More than 80 snowbound vehicles were towed from the highway to three lots. Drivers can find out where to pick up their vehicles at the Thruway website (www.thruway.ny.gov).
During the storm that dumped up to 7 feet of snow on towns south of Buffalo, a 132-mile stretch of Thruway was closed, from Rochester to the Pennsylvania line. More than 150 vehicles, including many tractor-trailers and several buses, were stranded.
But while Buffalo is making significant progress clearing streets, a flooding threat looms as temperatures climbed into the 40s Sunday. A flood warning from the National Weather Service is in effect until Monday afternoon.

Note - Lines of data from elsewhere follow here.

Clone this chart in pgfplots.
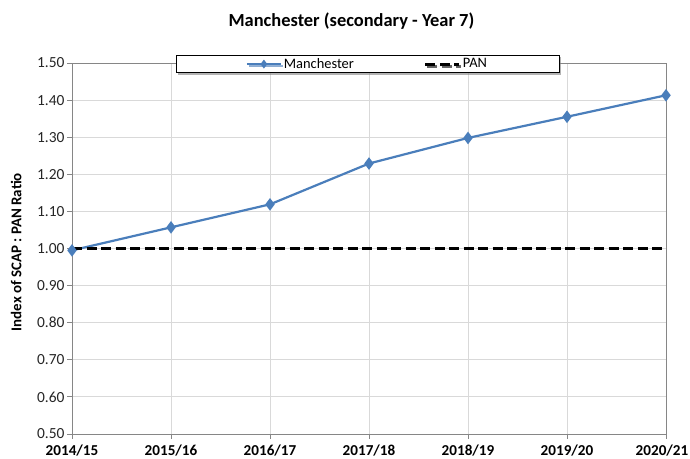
\documentclass[border=0pt]{standalone}
\usepackage{pgfplots}
\pgfplotsset{compat=1.18}
\usepackage{fontspec}
\setmainfont{Carlito}
\usetikzlibrary{shadows}
\definecolor{lineblue}{HTML}{4A7EBB}
\definecolor{gridgray}{HTML}{D9D9D9}
\definecolor{axgray}{HTML}{868686}
\begin{document}
\begin{tikzpicture}[x=1bp,y=1bp]
\useasboundingbox (0,0) rectangle (690,459);
\begin{axis}[
  at={(72bp,25bp)}, anchor=south west,
  scale only axis, width=594bp, height=371bp,
  xmin=0, xmax=6, ymin=0.5, ymax=1.5,
  xtick={0,1,2,3,4,5,6},
  xticklabels={2014/15,2015/16,2016/17,2017/18,2018/19,2019/20,\hspace*{-8bp}2020/21},
  ytick={0.5,0.6,0.7,0.8,0.9,1.0,1.1,1.2,1.3,1.4,1.5},
  yticklabel={\pgfmathprintnumber[fixed,fixed zerofill,precision=2]{\tick}},
  /pgf/number format/assume math mode=true,
  xticklabel style={font=\bfseries\fontsize{15.2}{15}\selectfont, text=black, yshift=-2bp},
  yticklabel style={font=\fontsize{15.5}{15}\selectfont, text=black!85, xshift=1bp},
  tick align=outside, xtick pos=bottom, ytick pos=left,
  major tick length=5bp,
  tick style={axgray, line width=0.8bp},
  axis line style={axgray, line width=0.8bp},
  grid=major, grid style={gridgray, line width=0.8bp},
  ylabel={\bfseries Index of SCAP : PAN Ratio},
  ylabel style={font=\fontsize{15}{15}\selectfont, at={(-0.079,0.49)}},
  title={\bfseries Manchester (secondary - Year 7)},
  title style={font=\fontsize{18.5}{18}\selectfont, at={(0.4705,1)}, yshift=24bp},
  legend columns=2,
  legend style={at={(0.4975,0.997)}, anchor=center, draw=black, line width=1bp,
    drop shadow={shadow xshift=2bp, shadow yshift=-2bp, opacity=0.6},
    font=\fontsize{14.5}{14}\selectfont, inner ysep=1bp, inner xsep=70bp,
    /tikz/every even column/.append style={column sep=68bp}},
  legend image code/.code={\draw[mark repeat=2,mark phase=2,#1] plot coordinates {(0bp,0bp) (17bp,0bp) (34bp,0bp)};},
]
\addplot[lineblue, line width=2.2bp, mark=diamond*, mark size=4.5bp, mark options={solid, fill=lineblue, draw=lineblue},
  legend image post style={line width=1.8bp, mark size=3bp}]
  coordinates {(0,0.995) (1,1.057) (2,1.119) (3,1.229) (4,1.298) (5,1.355) (6,1.413)};
\addlegendentry{Manchester}
\addplot[black, line width=3bp, dash pattern=on 10bp off 4.5bp]
  coordinates {(0,1.0) (1,1.0) (2,1.0) (3,1.0) (4,1.0) (5,1.0) (6,1.0)};
\addlegendentry{PAN}
\end{axis}
\end{tikzpicture}
\end{document}
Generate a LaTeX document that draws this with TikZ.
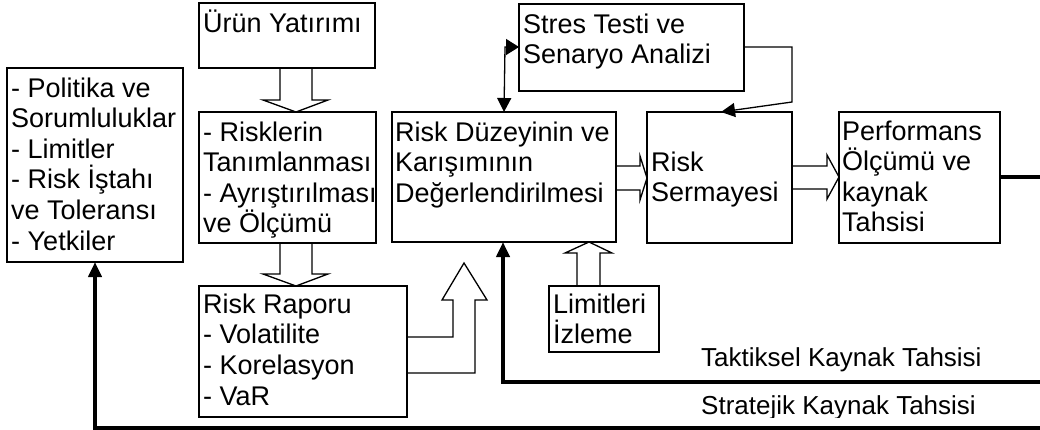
\documentclass[tikz,border=0pt]{standalone}
\usepackage{fontspec}
\setmainfont{Liberation Sans}
\usetikzlibrary{arrows.meta}
% strut that fixes the first baseline of every box text
\newcommand{\firstline}{\rule{0pt}{24pt}}
\begin{document}
\begin{tikzpicture}[x=1pt,y=-1pt,
  box/.style={draw, line width=1.3pt, inner sep=0pt, outer sep=0pt, anchor=north west},
  txt/.style={anchor=north west, inner sep=0pt, align=left,
              font=\fontsize{27}{30.6}\selectfont},
  lbl/.style={anchor=base west, inner sep=0pt, font=\fontsize{26}{30}\selectfont},
  blockarrow/.style={draw, line width=1.3pt, line join=miter},
  thinarrow/.style={line width=1.3pt, line join=miter},
  feedback/.style={line width=4pt, line join=miter, -{Triangle[length=15pt,width=13pt]}}
]
\fill[white] (0,0) rectangle (1040,430);
\useasboundingbox (0,0) rectangle (1040,430);

% boxes
\node[box, minimum width=176pt, minimum height=65pt]  (urun)    at (199,3)   {};
\node[box, minimum width=176pt, minimum height=194pt] (polit)   at (7,68)    {};
\node[box, minimum width=177pt, minimum height=131pt] (riskler) at (199,112) {};
\node[box, minimum width=224pt, minimum height=130pt] (duzey)   at (392,112) {};
\node[box, minimum width=225pt, minimum height=87pt]  (stres)   at (519,4)   {};
\node[box, minimum width=145pt, minimum height=131pt] (serm)    at (647,112) {};
\node[box, minimum width=161pt, minimum height=131pt] (perf)    at (839,112) {};
\node[box, minimum width=208pt, minimum height=131pt] (rapor)   at (199,286) {};
\node[box, minimum width=110pt, minimum height=66pt]  (limit)   at (549,286) {};

% box texts
\node[txt] (urunT) at ([shift={(4,5)}]urun.north west) {\firstline Ürün Yatırımı};
\node[txt] (politT) at ([shift={(4,5)}]polit.north west)
  {\firstline - Politika ve\\ Sorumluluklar\\ - Limitler\\ - Risk İştahı\\ ve Toleransı\\ - Yetkiler};
\node[txt] (risklerT) at ([shift={(4,5)}]riskler.north west)
  {\firstline - Risklerin\\ Tanımlanması\\ - Ayrıştırılması\\ ve Ölçümü};
\node[txt] (duzeyT) at ([shift={(3,5)}]duzey.north west)
  {\firstline Risk Düzeyinin ve\\ Karışımının\\ Değerlendirilmesi};
\node[txt] (stresT) at ([shift={(4,5)}]stres.north west)
  {\firstline Stres Testi ve\\ Senaryo Analizi};
\node[txt] (sermT) at ([shift={(4,35)}]serm.north west)
  {\firstline Risk\\ Sermayesi};
\node[txt] (perfT) at ([shift={(3,4)}]perf.north west)
  {\firstline Performans\\ Ölçümü ve\\ kaynak\\ Tahsisi};
\node[txt] (raporT) at ([shift={(4,3)}]rapor.north west)
  {\firstline Risk Raporu\\ - Volatilite\\ - Korelasyon\\ - VaR};
\node[txt] (limitT) at ([shift={(4,3)}]limit.north west)
  {\firstline Limitleri\\ İzleme};

% hollow block arrows
\draw[blockarrow] (urun.south -| 280,0) -- (280,100) -- (263,100) -- (riskler.north -| 296,0)
  -- (328,100) -- (312,100) -- (urun.south -| 312,0);
\draw[blockarrow] (riskler.south -| 280,0) -- (280,274) -- (263,274) -- (rapor.north -| 296,0)
  -- (328,274) -- (312,274) -- (riskler.south -| 312,0);
\coordinate (raporTip) at (464,263);
\draw[blockarrow] (rapor.east |- 0,337) -- (453,337) -- (453,300) -- (442,300) -- (raporTip)
  -- (487,300) -- (475,300) -- (475,373) -- (rapor.east |- 0,373);
\draw[blockarrow] (duzey.east |- 0,166) -- (640,166) -- (640,156) -- (serm.west |- 0,178)
  -- (640,200) -- (640,190) -- (duzey.east |- 0,190);
\draw[blockarrow] (serm.east |- 0,166) -- (827,166) -- (827,155) -- (perf.west |- 0,177)
  -- (827,199) -- (827,189) -- (serm.east |- 0,189);
\draw[blockarrow] (limit.north -| 577,0) -- (577,253) -- (565,253) -- (duzey.south -| 589,0)
  -- (612,253) -- (600,253) -- (limit.north -| 600,0);

% thin connectors
\draw[thinarrow, -{Triangle[length=14pt,width=14pt]}]
  (stres.east |- 0,47) -| (792,102) -- (serm.north -| 721,0);
\draw[thinarrow, {Triangle[length=13pt,width=16pt]}-{Triangle[length=14pt,width=14pt]}]
  (stres.west |- 0,47) -- (505,47) -- (duzey.north -| 504,0);

% resource allocation feedback
\coordinate (outR) at (1040,177.5);
\coordinate (tacR) at (1040,382);
\coordinate (strR) at (1040,428);
\draw[line width=4pt] (perf.east) -- (outR);
\draw[feedback] (tacR) -- (503,382) -- (duzey.south -| 503,0);
\draw[feedback] (strR) -- (95,428) -- (polit.south -| 95,0);

\node[lbl] (tacL) at (701,366) {Taktiksel Kaynak Tahsisi};
\begin{scope}
  \clip (690,385) rectangle (1000,417);
  \node[lbl] (strL) at (701,414) {Stratejik Kaynak Tahsisi};
\end{scope}
\end{tikzpicture}
\end{document}
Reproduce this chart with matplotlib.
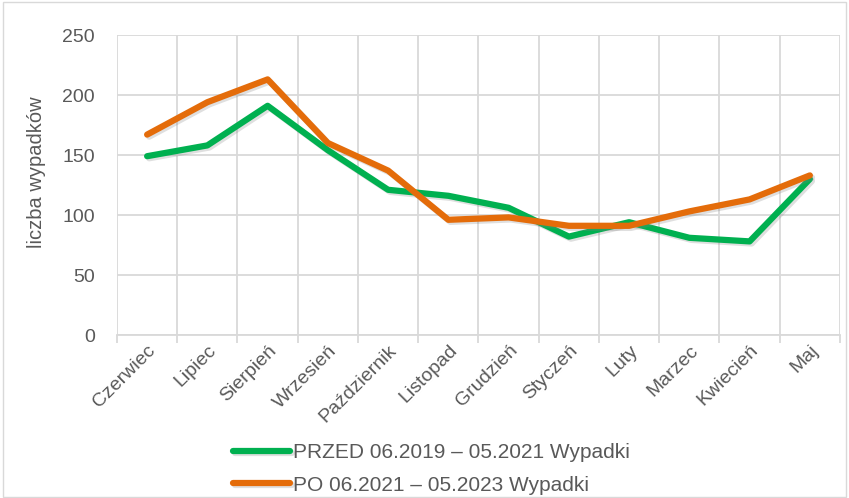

“We are preparing for the worst but hoping for the best,” Mayor Byron Brown said.
Buffalo lived up to its nickname, “The City of Good Neighbors,” as hundreds of volunteers turned out in a “shovel brigade” Saturday.
“They’re like angels,” said Kevin Masterson, 61, after a handful of volunteers swarmed in to free his and his brother-in-law’s cars from the drifts. “I was out shoveling and … all of the sudden I had all these people.”
One of the volunteers, Greg Schreiber, said he’d keep going “until the back gives out.”
City officials said residents should prepare for the possibility of flooded basements in the coming days. Rain was expected Sunday and temperatures were forecast to approach 60 degrees on Monday, accompanied by more rain.
The snow, which began late Monday and finally cleared out of all areas by daybreak Friday, has been blamed for at least a dozen deaths.